Таким образом, когда Матисс приехал в Россию, он был там уже настолько знаменит, что привлек значительное внимание прессы, и его пребывание в стране было подробно отражено в таких периодических изданиях, как «Русские ведомости», «Утро России», «Раннее утро», «Против течения» и «Зеркало», равно как и в других крупнейших газетах. Особое внимание привлекали высказывания Матисса о современном искусстве и его реакция на ранневизантийские и русские иконы, которые он увидел впервые. Многократно цитировались его похвальные отзывы об эстетических свойствах икон и об их превосходстве над западной художественной традицией:
Я видел вчера коллекцию старых русских икон. Вот истинное большое искусство. Я влюблен в их трогательную простоту, которая для меня ближе и дороже картин Фра Анджелико. В этих иконах, как мистический цветок, раскрывается душа художников, писавших их. И у них нам нужно учиться пониманию искусства [Русаков 2000: 65].

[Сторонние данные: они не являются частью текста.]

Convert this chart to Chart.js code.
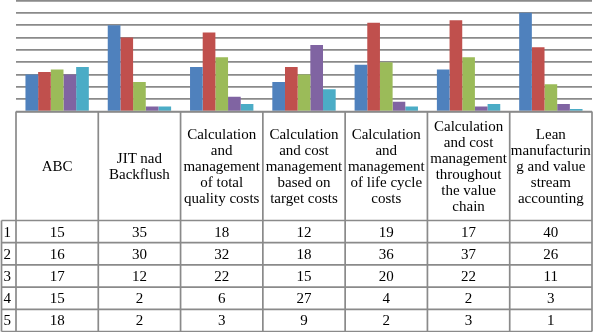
<!DOCTYPE html>
<html><head><meta charset="utf-8">
<script src="https://cdn.jsdelivr.net/npm/chart.js@4/dist/chart.umd.min.js"></script>
<style>
html,body{margin:0;padding:0;background:#fff;}
#wrap{position:relative;width:595px;height:332px;overflow:hidden;background:#fff;}
#c{position:absolute;left:0;top:0;}
.cell{position:absolute;box-sizing:border-box;display:flex;flex-direction:column;align-items:center;justify-content:center;text-align:center;font-family:"Liberation Serif","Times New Roman",serif;font-size:15px;line-height:16px;color:#000;white-space:nowrap;}
.rl{align-items:flex-start;padding-left:2px;}
</style></head>
<body><div id="wrap"><canvas id="c" width="595" height="332"></canvas><div id="tbl"></div></div>
<script>
const categories = [
  ["ABC"],
  ["JIT nad", "Backflush"],
  ["Calculation", "and", "management", "of total", "quality costs"],
  ["Calculation", "and cost", "management", "based on", "target costs"],
  ["Calculation", "and", "management", "of life cycle", "costs"],
  ["Calculation", "and cost", "management", "throughout", "the value", "chain"],
  ["Lean", "manufacturin", "g and value", "stream", "accounting"]
];
const seriesNames = ["1", "2", "3", "4", "5"];
const series1 = [15, 35, 18, 12, 19, 17, 40];
const series2 = [16, 30, 32, 18, 36, 37, 26];
const series3 = [17, 12, 22, 15, 20, 22, 11];
const series4 = [15, 2, 6, 27, 4, 2, 3];
const series5 = [18, 2, 3, 9, 2, 3, 1];
const yMax = 45;
const yStep = 5;

const colors = ["#4F81BD", "#C0504D", "#9BBB59", "#8064A2", "#4BACC6"];
const allSeries = [series1, series2, series3, series4, series5];
const lineColor = "#8a8a8a";

const tablePlugin = {
  id: "tableLines",
  afterDraw(chart) {
    const ctx = chart.ctx;
    const xs = chart.scales.x;
    const area = chart.chartArea;
    const n = categories.length;
    const w = xs.getPixelForValue(1) - xs.getPixelForValue(0);
    const bounds = [];
    for (let i = 0; i <= n; i++) bounds.push(xs.getPixelForValue(0) - w / 2 + i * w);
    const top = area.bottom;
    const headBottom = 220.5;
    const rowH = 22.2;
    const bottom = headBottom + rowH * seriesNames.length;
    const leftX = 1.5;
    ctx.save();
    ctx.strokeStyle = lineColor;
    ctx.lineWidth = 1.7;
    ctx.beginPath();
    ctx.moveTo(bounds[0], top); ctx.lineTo(bounds[n], top);
    for (let r = 0; r <= seriesNames.length; r++) {
      const y = headBottom + r * rowH;
      ctx.moveTo(leftX, y); ctx.lineTo(bounds[n], y);
    }
    for (let i = 0; i <= n; i++) {
      ctx.moveTo(bounds[i], top); ctx.lineTo(bounds[i], bottom);
    }
    ctx.moveTo(leftX, headBottom); ctx.lineTo(leftX, bottom);
    ctx.stroke();
    ctx.restore();
    buildText(bounds, top, headBottom, rowH, leftX);
  }
};

let built = false;
function buildText(bounds, top, headBottom, rowH, leftX) {
  if (built) return; built = true;
  const tbl = document.getElementById("tbl");
  const mk = (x, y, w, h, lines, cls) => {
    const d = document.createElement("div");
    d.className = "cell" + (cls ? " " + cls : "");
    d.style.left = x + "px"; d.style.top = y + "px";
    d.style.width = w + "px"; d.style.height = h + "px";
    lines.forEach(t => { const s = document.createElement("div"); s.textContent = t; d.appendChild(s); });
    tbl.appendChild(d);
  };
  categories.forEach((c, i) => mk(bounds[i], top, bounds[i + 1] - bounds[i], headBottom - top, c));
  seriesNames.forEach((s, r) => {
    const y = headBottom + r * rowH;
    mk(leftX, y, bounds[0] - leftX, rowH, [s], "rl");
    allSeries[r].forEach((v, i) => mk(bounds[i], y, bounds[i + 1] - bounds[i], rowH, [String(v)]));
  });
}

new Chart(document.getElementById("c"), {
  type: "bar",
  data: {
    labels: categories,
    datasets: allSeries.map((d, i) => ({
      label: seriesNames[i], data: d, backgroundColor: colors[i],
      borderWidth: 0, barPercentage: 1, categoryPercentage: 0.77
    }))
  },
  options: {
    responsive: false, animation: false,
    layout: { padding: { left: 16, right: 3, top: 0.5, bottom: 220.5 } },
    plugins: { legend: { display: false }, tooltip: { enabled: false } },
    scales: {
      x: { display: false },
      y: {
        min: 0, max: yMax,
        ticks: { display: false, stepSize: yStep },
        grid: { color: lineColor, lineWidth: 1.7, drawTicks: false },
        border: { display: false }
      }
    }
  },
  plugins: [tablePlugin]
});
</script>
</body></html>
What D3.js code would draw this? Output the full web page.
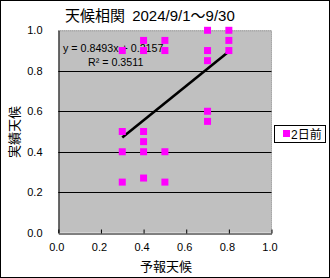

Русские и не подозревают, какими художественными богатствами они владеют, сказал он нашему сотруднику. Я знаком с церковным творчеством нескольких стран, и нигде мне не приходилось видеть столько выявленного чувства, мистического настроения, иногда религиозного страха
Ваша учащаяся молодежь имеет здесь, у себя дома, несравненно лучшие образцы искусства (поскольку это касается иконной живописи), чем за границей. Французские художники должны ездить учиться в Россию. Италия в этой области дает меньше [Русаков 2000: 68].

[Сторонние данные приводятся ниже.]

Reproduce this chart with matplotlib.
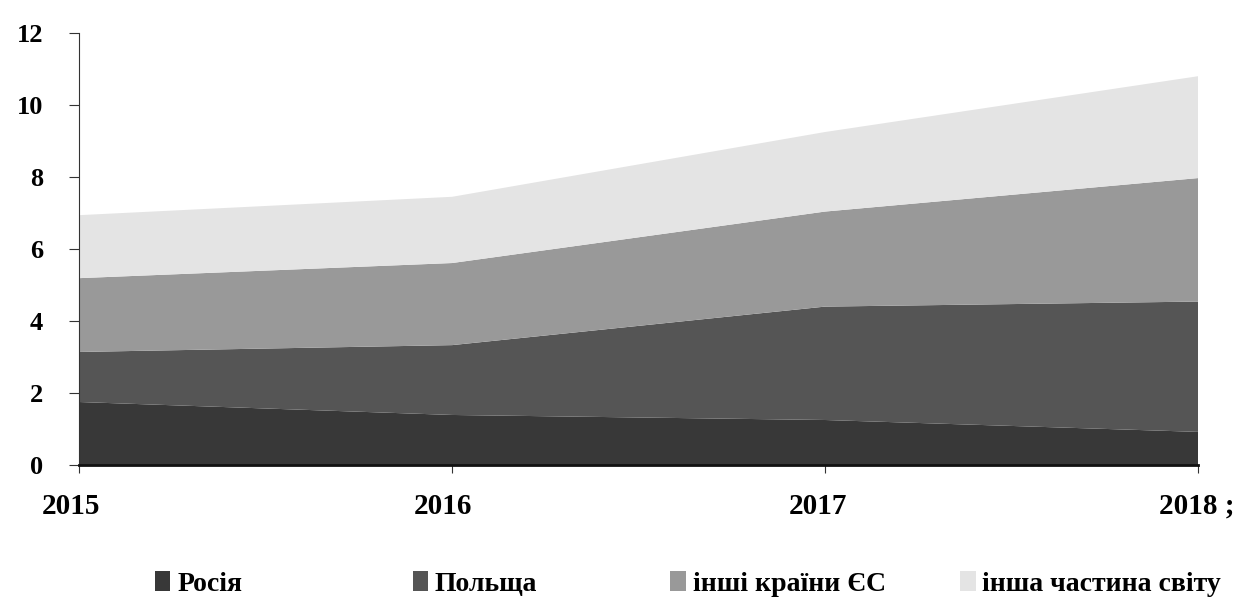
import matplotlib
matplotlib.use("Agg")
import matplotlib.pyplot as plt
from matplotlib.patches import Patch
from matplotlib.transforms import ScaledTranslation
from matplotlib.font_manager import FontProperties

years = [2015, 2016, 2017, 2018]
year_labels = ["2015", "2016", "2017", "2018 ;"]
russia = [1.75, 1.39, 1.25, 0.92]
poland = [1.39, 1.94, 3.15, 3.62]
other_eu = [2.05, 2.28, 2.64, 3.43]
rest_world = [1.75, 1.84, 2.21, 2.83]
series_names = ["Росія", "Польща", "інші країни ЄС", "інша частина світу"]
colors = ["#383838", "#555555", "#999999", "#e4e4e4"]
yticks = [0, 2, 4, 6, 8, 10, 12]

plt.rcParams['font.family'] = ['Liberation Serif', 'DejaVu Serif']
plt.rcParams['font.weight'] = 'bold'

fig = plt.figure(figsize=(12.39, 6), dpi=100)
ax = fig.add_axes([0.0638, 0.225, 0.967 - 0.0638, 0.945 - 0.225])
ax.stackplot(years, russia, poland, other_eu, rest_world, colors=colors, linewidth=0)
ax.set_xlim(2015, 2018)
ax.set_ylim(0, 12)
ax.set_yticks(yticks)
ax.set_yticklabels([str(v) for v in yticks], fontsize=19, fontweight='bold')
ax.set_xticks(years)
ax.set_xticklabels(year_labels, fontsize=21, fontweight='bold')
for s in ['top', 'right']:
    ax.spines[s].set_visible(False)
ax.spines['left'].set_color('#333333')
ax.spines['bottom'].set_color('#111111')
ax.spines['bottom'].set_linewidth(2)
ax.tick_params(axis='y', length=7, pad=19, color='#333333')
ax.tick_params(axis='x', length=6, pad=14, color='#333333')
dx = [-0.08, -0.09, -0.07, -0.01]
for lbl, d in zip(ax.get_xticklabels(), dx):
    lbl.set_transform(lbl.get_transform() + ScaledTranslation(d, 0, fig.dpi_scale_trans))

fp = FontProperties(family=['Liberation Serif', 'DejaVu Serif'], weight='bold', size=20)
legend_x = [0.125, 0.333, 0.541, 0.775]
for name, c, x in zip(series_names, colors, legend_x):
    fig.legend([Patch(facecolor=c, edgecolor='none')], [name], loc='center left',
               bbox_to_anchor=(x, 0.027), frameon=False, prop=fp,
               handlelength=0.55, handleheight=0.7, handletextpad=0.25,
               borderpad=0, borderaxespad=0)

fig.savefig("out.png", dpi=100)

27 октября 1911 года Матисс посетил Третьяковскую галерею и осмотрел специальную экспозицию, посвященную древней иконописи. На другой день газета «Утро России» сообщила следующее:
Вчера французский художник Генри Матисс посетил Третьяковскую галерею, где знакомился с произведениями русских иконных живописцев. <> На французского художника картины, по-видимому, произвели большое впечатление. <> Матисс решительно отдает предпочтение русскому иконописному творчеству перед церковной живописью эпохи итальянского Возрождения [Русаков 2000: 68].

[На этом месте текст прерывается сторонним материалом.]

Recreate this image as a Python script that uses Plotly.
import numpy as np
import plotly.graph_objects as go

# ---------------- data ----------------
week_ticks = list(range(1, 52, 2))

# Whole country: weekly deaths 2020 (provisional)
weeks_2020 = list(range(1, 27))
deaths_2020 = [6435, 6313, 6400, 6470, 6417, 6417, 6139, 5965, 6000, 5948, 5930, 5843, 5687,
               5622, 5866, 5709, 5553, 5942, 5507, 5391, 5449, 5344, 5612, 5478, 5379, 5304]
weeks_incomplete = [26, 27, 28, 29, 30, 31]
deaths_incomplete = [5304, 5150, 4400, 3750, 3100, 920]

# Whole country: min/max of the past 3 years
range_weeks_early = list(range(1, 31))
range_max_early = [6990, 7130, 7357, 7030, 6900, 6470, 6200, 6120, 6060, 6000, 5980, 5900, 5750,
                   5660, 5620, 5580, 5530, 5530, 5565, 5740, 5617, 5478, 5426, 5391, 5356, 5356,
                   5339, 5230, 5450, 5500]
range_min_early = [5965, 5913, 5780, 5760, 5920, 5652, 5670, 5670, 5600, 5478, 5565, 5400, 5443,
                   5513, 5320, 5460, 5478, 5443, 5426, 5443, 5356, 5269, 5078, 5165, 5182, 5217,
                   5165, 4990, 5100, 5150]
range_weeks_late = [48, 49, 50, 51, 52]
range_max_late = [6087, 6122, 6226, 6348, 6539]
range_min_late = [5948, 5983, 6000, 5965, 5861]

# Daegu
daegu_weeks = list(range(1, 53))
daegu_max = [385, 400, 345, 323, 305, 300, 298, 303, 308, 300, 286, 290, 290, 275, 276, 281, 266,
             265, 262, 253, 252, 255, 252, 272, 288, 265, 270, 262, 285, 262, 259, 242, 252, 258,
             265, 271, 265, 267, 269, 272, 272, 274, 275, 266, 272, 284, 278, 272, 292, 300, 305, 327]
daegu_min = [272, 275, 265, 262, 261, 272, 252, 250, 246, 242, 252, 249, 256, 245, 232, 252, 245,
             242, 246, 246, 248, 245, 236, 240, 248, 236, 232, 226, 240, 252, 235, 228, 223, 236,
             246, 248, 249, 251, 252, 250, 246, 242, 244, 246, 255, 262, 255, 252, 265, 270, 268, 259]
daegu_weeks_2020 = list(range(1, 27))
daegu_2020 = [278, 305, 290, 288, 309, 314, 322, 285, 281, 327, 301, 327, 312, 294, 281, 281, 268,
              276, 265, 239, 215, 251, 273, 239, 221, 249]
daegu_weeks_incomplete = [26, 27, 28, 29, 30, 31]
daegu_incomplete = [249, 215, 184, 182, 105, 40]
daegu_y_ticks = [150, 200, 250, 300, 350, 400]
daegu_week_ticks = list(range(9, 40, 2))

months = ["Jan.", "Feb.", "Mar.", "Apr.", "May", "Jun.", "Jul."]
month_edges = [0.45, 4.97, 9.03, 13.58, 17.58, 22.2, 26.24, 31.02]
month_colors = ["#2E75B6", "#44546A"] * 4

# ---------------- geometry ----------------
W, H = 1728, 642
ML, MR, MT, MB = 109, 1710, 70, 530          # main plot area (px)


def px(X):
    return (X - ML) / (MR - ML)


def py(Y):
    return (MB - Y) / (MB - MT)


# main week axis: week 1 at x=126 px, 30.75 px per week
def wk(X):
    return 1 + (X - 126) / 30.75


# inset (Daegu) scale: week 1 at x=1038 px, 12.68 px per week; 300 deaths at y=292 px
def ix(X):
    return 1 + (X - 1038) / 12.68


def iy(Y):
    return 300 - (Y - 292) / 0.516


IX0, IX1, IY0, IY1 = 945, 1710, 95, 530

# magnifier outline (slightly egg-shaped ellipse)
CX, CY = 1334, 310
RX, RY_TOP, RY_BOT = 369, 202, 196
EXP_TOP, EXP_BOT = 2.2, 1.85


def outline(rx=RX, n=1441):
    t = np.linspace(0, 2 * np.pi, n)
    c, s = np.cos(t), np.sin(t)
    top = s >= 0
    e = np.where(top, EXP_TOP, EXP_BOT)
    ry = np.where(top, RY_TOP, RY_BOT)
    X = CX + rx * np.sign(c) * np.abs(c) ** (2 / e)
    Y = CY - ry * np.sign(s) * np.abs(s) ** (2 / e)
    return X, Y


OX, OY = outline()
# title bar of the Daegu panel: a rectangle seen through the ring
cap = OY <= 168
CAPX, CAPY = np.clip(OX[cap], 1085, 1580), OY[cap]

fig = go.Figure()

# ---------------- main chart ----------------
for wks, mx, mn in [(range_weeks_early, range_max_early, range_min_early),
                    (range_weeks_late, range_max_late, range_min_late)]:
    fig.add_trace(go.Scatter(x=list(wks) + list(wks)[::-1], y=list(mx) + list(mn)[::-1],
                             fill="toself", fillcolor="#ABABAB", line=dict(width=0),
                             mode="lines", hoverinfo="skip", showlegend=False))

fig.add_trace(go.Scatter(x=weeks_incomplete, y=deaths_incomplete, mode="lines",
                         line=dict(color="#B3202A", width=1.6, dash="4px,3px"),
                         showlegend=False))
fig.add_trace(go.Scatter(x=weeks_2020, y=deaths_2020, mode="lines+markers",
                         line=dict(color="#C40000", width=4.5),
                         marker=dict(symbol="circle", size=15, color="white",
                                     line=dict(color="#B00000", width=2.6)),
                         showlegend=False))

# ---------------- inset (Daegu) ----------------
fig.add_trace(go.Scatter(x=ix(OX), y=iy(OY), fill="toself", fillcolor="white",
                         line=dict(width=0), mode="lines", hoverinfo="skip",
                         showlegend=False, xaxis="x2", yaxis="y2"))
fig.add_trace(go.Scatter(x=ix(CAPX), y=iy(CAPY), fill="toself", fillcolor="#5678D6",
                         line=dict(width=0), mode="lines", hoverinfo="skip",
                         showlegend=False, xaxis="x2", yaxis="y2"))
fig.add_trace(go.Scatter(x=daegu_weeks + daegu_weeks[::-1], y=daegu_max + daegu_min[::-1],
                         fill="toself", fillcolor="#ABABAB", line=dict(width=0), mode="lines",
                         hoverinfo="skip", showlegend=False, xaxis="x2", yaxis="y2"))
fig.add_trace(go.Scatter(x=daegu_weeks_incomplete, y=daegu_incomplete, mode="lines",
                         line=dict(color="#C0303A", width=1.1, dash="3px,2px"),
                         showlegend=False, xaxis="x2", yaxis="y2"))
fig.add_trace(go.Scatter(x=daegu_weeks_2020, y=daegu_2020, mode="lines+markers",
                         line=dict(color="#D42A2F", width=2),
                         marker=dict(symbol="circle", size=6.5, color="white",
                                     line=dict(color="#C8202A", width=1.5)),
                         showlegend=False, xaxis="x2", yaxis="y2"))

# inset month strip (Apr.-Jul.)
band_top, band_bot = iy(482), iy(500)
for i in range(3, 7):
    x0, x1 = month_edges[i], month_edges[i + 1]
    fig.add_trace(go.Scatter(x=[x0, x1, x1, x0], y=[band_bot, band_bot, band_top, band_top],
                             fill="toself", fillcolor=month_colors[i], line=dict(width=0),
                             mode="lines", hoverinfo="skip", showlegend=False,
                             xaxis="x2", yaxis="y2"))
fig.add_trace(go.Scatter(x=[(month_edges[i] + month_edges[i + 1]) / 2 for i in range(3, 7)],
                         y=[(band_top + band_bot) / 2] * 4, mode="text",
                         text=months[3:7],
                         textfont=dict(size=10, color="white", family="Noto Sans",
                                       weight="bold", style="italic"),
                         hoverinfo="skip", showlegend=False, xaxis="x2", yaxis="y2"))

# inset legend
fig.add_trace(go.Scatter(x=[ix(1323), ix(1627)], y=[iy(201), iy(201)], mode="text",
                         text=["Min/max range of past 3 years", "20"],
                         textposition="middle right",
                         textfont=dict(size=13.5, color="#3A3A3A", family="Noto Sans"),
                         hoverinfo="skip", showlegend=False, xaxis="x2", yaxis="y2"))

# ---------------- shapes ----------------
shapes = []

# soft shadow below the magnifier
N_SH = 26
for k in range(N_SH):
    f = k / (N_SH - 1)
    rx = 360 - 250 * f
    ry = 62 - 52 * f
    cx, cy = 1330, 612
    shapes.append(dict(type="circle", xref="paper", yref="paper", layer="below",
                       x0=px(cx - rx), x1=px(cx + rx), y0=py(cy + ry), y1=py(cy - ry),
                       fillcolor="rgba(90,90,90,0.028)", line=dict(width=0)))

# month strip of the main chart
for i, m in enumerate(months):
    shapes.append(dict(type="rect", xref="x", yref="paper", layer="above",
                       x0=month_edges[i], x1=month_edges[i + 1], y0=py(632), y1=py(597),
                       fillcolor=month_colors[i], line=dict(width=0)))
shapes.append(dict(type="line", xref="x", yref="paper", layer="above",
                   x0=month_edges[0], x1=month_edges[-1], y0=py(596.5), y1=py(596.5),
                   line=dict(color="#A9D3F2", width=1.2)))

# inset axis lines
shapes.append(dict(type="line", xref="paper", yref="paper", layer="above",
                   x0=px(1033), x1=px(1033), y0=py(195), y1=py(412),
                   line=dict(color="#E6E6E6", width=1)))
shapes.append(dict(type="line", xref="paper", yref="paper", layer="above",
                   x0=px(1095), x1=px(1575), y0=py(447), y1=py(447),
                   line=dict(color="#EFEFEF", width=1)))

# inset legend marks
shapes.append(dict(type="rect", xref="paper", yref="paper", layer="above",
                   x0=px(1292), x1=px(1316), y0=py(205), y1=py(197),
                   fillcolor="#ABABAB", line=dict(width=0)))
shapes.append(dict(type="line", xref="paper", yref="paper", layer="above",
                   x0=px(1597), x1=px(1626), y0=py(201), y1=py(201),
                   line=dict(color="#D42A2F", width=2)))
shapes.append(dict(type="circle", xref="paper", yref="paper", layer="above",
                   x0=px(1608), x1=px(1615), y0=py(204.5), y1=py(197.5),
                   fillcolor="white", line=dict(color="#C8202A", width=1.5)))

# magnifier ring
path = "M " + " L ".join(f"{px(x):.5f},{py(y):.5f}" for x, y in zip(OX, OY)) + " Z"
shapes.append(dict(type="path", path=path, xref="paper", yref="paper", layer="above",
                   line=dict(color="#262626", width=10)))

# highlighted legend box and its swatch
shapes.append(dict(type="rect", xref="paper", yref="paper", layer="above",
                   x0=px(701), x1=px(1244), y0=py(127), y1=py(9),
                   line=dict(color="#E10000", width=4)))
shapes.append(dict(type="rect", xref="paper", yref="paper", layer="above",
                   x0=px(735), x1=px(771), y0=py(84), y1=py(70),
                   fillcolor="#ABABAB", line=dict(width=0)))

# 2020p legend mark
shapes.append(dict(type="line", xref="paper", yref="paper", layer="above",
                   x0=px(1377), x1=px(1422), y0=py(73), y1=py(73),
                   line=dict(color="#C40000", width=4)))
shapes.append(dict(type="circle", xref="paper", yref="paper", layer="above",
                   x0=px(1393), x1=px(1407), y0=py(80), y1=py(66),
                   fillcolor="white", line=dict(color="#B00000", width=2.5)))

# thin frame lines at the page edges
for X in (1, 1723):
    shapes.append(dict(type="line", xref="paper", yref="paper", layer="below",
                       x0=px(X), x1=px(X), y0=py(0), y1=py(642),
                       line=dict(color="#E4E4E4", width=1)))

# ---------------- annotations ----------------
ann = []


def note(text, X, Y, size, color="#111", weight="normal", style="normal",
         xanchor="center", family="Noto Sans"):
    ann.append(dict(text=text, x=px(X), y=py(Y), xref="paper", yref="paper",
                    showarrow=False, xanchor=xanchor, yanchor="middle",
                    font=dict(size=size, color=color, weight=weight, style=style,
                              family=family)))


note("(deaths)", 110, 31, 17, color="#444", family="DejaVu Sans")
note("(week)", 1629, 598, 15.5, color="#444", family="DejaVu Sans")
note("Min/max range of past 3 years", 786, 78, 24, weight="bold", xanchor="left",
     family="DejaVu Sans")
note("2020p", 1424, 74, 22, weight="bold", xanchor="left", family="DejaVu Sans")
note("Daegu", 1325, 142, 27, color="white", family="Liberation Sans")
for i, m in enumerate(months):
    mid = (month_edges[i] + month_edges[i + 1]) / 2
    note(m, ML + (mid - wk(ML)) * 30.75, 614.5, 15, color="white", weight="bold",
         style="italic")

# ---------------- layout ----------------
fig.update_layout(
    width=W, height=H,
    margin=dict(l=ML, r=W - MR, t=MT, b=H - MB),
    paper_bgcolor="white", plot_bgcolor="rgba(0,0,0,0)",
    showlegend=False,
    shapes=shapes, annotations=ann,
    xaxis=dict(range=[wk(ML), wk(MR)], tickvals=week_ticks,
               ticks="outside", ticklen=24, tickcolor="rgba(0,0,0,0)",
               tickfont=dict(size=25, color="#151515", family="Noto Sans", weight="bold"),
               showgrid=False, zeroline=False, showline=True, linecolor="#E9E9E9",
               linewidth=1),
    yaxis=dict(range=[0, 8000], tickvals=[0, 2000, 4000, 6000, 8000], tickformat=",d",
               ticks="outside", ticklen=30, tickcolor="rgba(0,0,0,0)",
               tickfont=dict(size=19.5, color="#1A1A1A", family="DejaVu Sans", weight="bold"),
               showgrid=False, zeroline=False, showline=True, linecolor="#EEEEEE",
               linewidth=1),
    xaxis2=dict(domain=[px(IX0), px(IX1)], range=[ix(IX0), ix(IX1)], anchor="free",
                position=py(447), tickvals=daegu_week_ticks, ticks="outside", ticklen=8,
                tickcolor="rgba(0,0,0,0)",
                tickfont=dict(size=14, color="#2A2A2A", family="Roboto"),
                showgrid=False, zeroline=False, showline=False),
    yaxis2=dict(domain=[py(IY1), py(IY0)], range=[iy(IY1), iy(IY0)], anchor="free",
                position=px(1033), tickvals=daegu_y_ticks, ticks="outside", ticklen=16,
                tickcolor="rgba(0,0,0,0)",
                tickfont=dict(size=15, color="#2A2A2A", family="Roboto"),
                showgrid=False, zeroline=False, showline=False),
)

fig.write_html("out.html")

Положительные отзывы Матисса о древнерусском искусстве, несомненно преувеличенные в русской печати, упрочили в сознании современников связи между путями развития современного искусства и традициями иконописи связи, на существование которых уже намекал Бенуа в своей статье 1910 года, написанной для журнала «Речь»29. В глазах русской публики одобрение выдающегося французского художника свидетельствовало о том, что восхищение иконами не просто результат местного регионального шовинизма или сентиментального стремления к русскому возрождению, но следствие их международной значимости. Вдруг оказалось, что русская иконописная традиция, которой так долго пренебрегали, на самом деле проложила путь для самых радикальных новаций модернизма, причем не только в Москве, но и в Париже. Грищенко в своей публикации 1917 года «Русская икона как искусство живописи» даже заявил, что Матисс, вернувшись из Москвы в Париж, был настолько разочарован в собственных цветовых решениях, что уничтожил несколько своих работ [Грищенко 1917: 242]. Подобные заявления стали особенно частыми после Выставки древнерусского искусства 1913 года (подробнее о ней см. в следующей главе). Эта выставка была устроена Московским археологическим институтом в рамках празднования трехсотлетия дома Романовых и действовала пять месяцев, на ней было представлено большое разнообразие икон, иллюминированных рукописей, металлических изделий и вышивки. Выставка широко освещалась в российской печати, а выдающиеся искусствоведы и критики, такие как Д. В. Айналов, А. Н. Бенуа, П. П. Муратов, Н. Н. Пунин и Я. А. Тугендхольд, писали о ней хвалебные отзывы:
Нынешняя московская выставка является еще новым шагом вперед, знакомя с искусством иконописи широкие круги русского общества. Конечно, не успеет пройти три-четыре года, как о подобной выставке будет мечтать Европа и как русская иконопись войдет почетной гостьей в западные музеи [Муратов 2005: 276].
Как раз во время этой выставки Сергей Щукин в сотрудничестве с искусствоведом Яковом Тугендхольдом готовил важную публикацию с полным описанием своей коллекции произведений современного французского искусства и особое внимание уделил недавно приобретенным кубистическим картинам кисти Пикассо30. Это сочетание выставки древних икон с публикацией щукинского каталога современного искусства не прошло незамеченным и подтолкнуло интеллектуалов к самым разным интерпретациям и сравнениям древнего и современного. В журнале Муратова «София» разгорелся спор, вызванный противопоставлением статьи искусствоведа А. И. Анисимова (18771937) о средневековых новгородских иконах и критической статьи Н. А. Бердяева (18741948) о Пикассо, где Бердяев отзывается об этом художнике как о «ярком» и «гениальном выразителе», чье творчество символизирует глубинный кризис модернизма, в котором всё движется в сторону «декристаллизации, дематериализации и развоплощения» [Бердяев 1914: 60]. Философ, теолог и ученый Павел Флоренский отреагировал на этот спор своей публикацией 1914 года «Смысл идеализма», где горячо осудил Пикассо за холодный и отстраненный рационализм, с которым художник разнимает объекты на части, полностью лишая искусство связности и духовности. В результате, с точки зрения Флоренского, в натюрмортах Пикассо с музыкальными инструментами, написанных в 19121913 годах, «отравленной душе большого художника преподносятся образы четырехмерного восприятия и в которых, однако, не чувствуется подлинной жизни» [Флоренский 1914: 45]. Средневековые иконы Флоренский, напротив, считал идеальной формой искусства, противостоящей «мертвым» картинам Пикассо как с точки зрения формальной структуры, так и в плане трансцендентного содержания. В том же духе и С. Н. Булгаков (18711944) в своей статье «Труп красоты» говорил о кубистических работах Пикассо как о «черных иконах», свидетельствующих о кризисе западной цивилизации и зловеще предвещающих трагедию Первой мировой войны [Булгаков 1915].